Task ▸
Set the listing down unchanged, minus every embedded image.

↓

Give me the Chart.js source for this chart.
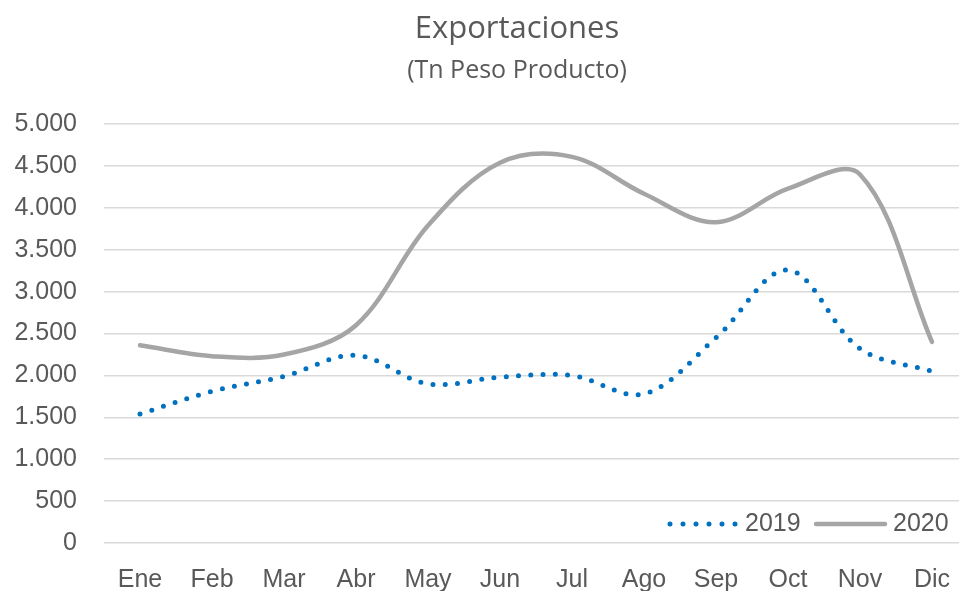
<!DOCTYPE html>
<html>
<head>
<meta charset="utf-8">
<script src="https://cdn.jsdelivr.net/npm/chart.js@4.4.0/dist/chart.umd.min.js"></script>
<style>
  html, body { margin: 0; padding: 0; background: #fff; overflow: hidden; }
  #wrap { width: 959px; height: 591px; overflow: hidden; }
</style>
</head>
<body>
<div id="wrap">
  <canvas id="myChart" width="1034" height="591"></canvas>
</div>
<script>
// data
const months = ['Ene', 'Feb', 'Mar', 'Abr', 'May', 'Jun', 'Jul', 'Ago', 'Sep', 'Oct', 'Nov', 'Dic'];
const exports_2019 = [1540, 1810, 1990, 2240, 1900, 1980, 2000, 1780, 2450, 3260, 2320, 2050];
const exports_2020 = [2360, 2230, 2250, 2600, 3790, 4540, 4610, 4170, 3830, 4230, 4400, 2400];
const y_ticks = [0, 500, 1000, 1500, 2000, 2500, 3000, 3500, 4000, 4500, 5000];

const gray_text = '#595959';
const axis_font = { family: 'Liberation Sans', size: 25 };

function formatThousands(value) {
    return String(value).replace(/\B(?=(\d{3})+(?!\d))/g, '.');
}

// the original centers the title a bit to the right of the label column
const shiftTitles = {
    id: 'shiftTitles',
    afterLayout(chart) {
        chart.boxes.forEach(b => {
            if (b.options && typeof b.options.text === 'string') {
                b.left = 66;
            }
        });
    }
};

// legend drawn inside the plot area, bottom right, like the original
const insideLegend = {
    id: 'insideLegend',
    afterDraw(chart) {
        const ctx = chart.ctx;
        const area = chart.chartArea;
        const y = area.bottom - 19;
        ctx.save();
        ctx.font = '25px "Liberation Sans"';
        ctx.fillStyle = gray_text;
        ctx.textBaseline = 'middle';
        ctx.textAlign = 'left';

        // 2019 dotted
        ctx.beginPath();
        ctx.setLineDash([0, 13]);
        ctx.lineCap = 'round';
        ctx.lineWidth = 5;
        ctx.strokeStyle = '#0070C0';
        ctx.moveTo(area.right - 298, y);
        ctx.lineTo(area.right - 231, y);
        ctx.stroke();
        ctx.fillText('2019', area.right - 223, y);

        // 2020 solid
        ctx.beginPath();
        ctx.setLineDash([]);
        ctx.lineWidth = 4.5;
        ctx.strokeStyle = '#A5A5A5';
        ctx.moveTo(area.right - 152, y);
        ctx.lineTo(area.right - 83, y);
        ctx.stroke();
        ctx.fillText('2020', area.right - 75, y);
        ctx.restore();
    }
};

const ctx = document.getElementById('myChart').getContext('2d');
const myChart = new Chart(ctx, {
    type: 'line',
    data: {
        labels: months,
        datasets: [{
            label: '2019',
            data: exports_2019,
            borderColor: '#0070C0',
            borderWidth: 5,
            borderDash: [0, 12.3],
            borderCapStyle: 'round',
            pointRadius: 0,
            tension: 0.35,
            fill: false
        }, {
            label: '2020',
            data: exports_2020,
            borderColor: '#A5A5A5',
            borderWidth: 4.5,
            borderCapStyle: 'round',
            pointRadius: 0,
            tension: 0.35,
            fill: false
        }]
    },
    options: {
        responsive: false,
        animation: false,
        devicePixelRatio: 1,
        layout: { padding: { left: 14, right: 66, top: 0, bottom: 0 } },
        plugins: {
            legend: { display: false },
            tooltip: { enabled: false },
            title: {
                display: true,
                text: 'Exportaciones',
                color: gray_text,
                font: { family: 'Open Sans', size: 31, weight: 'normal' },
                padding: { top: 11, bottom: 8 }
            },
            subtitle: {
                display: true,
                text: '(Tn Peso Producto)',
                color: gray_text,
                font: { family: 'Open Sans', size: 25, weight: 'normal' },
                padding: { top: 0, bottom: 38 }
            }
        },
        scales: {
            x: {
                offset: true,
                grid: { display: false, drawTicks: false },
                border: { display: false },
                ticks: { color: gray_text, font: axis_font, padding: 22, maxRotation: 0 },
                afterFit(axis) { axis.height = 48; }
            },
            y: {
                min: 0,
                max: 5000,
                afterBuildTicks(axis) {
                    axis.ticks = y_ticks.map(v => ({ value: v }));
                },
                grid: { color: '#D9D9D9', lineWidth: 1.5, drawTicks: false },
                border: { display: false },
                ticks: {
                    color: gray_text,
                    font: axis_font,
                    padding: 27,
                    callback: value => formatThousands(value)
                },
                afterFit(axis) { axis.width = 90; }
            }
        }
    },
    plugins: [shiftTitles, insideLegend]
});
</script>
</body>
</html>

↑

Output for this exercise ▸
Give me the Chart.js source for this chart.
<!DOCTYPE html>
<html>
<head>
<meta charset="utf-8">
<script src="https://cdn.jsdelivr.net/npm/chart.js@4.4.0/dist/chart.umd.min.js"></script>
<style>
  html, body { margin: 0; padding: 0; background: #fff; overflow: hidden; }
  #wrap { width: 959px; height: 591px; overflow: hidden; }
</style>
</head>
<body>
<div id="wrap">
  <canvas id="myChart" width="1034" height="591"></canvas>
</div>
<script>
// data
const months = ['Ene', 'Feb', 'Mar', 'Abr', 'May', 'Jun', 'Jul', 'Ago', 'Sep', 'Oct', 'Nov', 'Dic'];
const exports_2019 = [1540, 1810, 1990, 2240, 1900, 1980, 2000, 1780, 2450, 3260, 2320, 2050];
const exports_2020 = [2360, 2230, 2250, 2600, 3790, 4540, 4610, 4170, 3830, 4230, 4400, 2400];
const y_ticks = [0, 500, 1000, 1500, 2000, 2500, 3000, 3500, 4000, 4500, 5000];

const gray_text = '#595959';
const axis_font = { family: 'Liberation Sans', size: 25 };

function formatThousands(value) {
    return String(value).replace(/\B(?=(\d{3})+(?!\d))/g, '.');
}

// the original centers the title a bit to the right of the label column
const shiftTitles = {
    id: 'shiftTitles',
    afterLayout(chart) {
        chart.boxes.forEach(b => {
            if (b.options && typeof b.options.text === 'string') {
                b.left = 66;
            }
        });
    }
};

// legend drawn inside the plot area, bottom right, like the original
const insideLegend = {
    id: 'insideLegend',
    afterDraw(chart) {
        const ctx = chart.ctx;
        const area = chart.chartArea;
        const y = area.bottom - 19;
        ctx.save();
        ctx.font = '25px "Liberation Sans"';
        ctx.fillStyle = gray_text;
        ctx.textBaseline = 'middle';
        ctx.textAlign = 'left';

        // 2019 dotted
        ctx.beginPath();
        ctx.setLineDash([0, 13]);
        ctx.lineCap = 'round';
        ctx.lineWidth = 5;
        ctx.strokeStyle = '#0070C0';
        ctx.moveTo(area.right - 298, y);
        ctx.lineTo(area.right - 231, y);
        ctx.stroke();
        ctx.fillText('2019', area.right - 223, y);

        // 2020 solid
        ctx.beginPath();
        ctx.setLineDash([]);
        ctx.lineWidth = 4.5;
        ctx.strokeStyle = '#A5A5A5';
        ctx.moveTo(area.right - 152, y);
        ctx.lineTo(area.right - 83, y);
        ctx.stroke();
        ctx.fillText('2020', area.right - 75, y);
        ctx.restore();
    }
};

const ctx = document.getElementById('myChart').getContext('2d');
const myChart = new Chart(ctx, {
    type: 'line',
    data: {
        labels: months,
        datasets: [{
            label: '2019',
            data: exports_2019,
            borderColor: '#0070C0',
            borderWidth: 5,
            borderDash: [0, 12.3],
            borderCapStyle: 'round',
            pointRadius: 0,
            tension: 0.35,
            fill: false
        }, {
            label: '2020',
            data: exports_2020,
            borderColor: '#A5A5A5',
            borderWidth: 4.5,
            borderCapStyle: 'round',
            pointRadius: 0,
            tension: 0.35,
            fill: false
        }]
    },
    options: {
        responsive: false,
        animation: false,
        devicePixelRatio: 1,
        layout: { padding: { left: 14, right: 66, top: 0, bottom: 0 } },
        plugins: {
            legend: { display: false },
            tooltip: { enabled: false },
            title: {
                display: true,
                text: 'Exportaciones',
                color: gray_text,
                font: { family: 'Open Sans', size: 31, weight: 'normal' },
                padding: { top: 11, bottom: 8 }
            },
            subtitle: {
                display: true,
                text: '(Tn Peso Producto)',
                color: gray_text,
                font: { family: 'Open Sans', size: 25, weight: 'normal' },
                padding: { top: 0, bottom: 38 }
            }
        },
        scales: {
            x: {
                offset: true,
                grid: { display: false, drawTicks: false },
                border: { display: false },
                ticks: { color: gray_text, font: axis_font, padding: 22, maxRotation: 0 },
                afterFit(axis) { axis.height = 48; }
            },
            y: {
                min: 0,
                max: 5000,
                afterBuildTicks(axis) {
                    axis.ticks = y_ticks.map(v => ({ value: v }));
                },
                grid: { color: '#D9D9D9', lineWidth: 1.5, drawTicks: false },
                border: { display: false },
                ticks: {
                    color: gray_text,
                    font: axis_font,
                    padding: 27,
                    callback: value => formatThousands(value)
                },
                afterFit(axis) { axis.width = 90; }
            }
        }
    },
    plugins: [shiftTitles, insideLegend]
});
</script>
</body>
</html>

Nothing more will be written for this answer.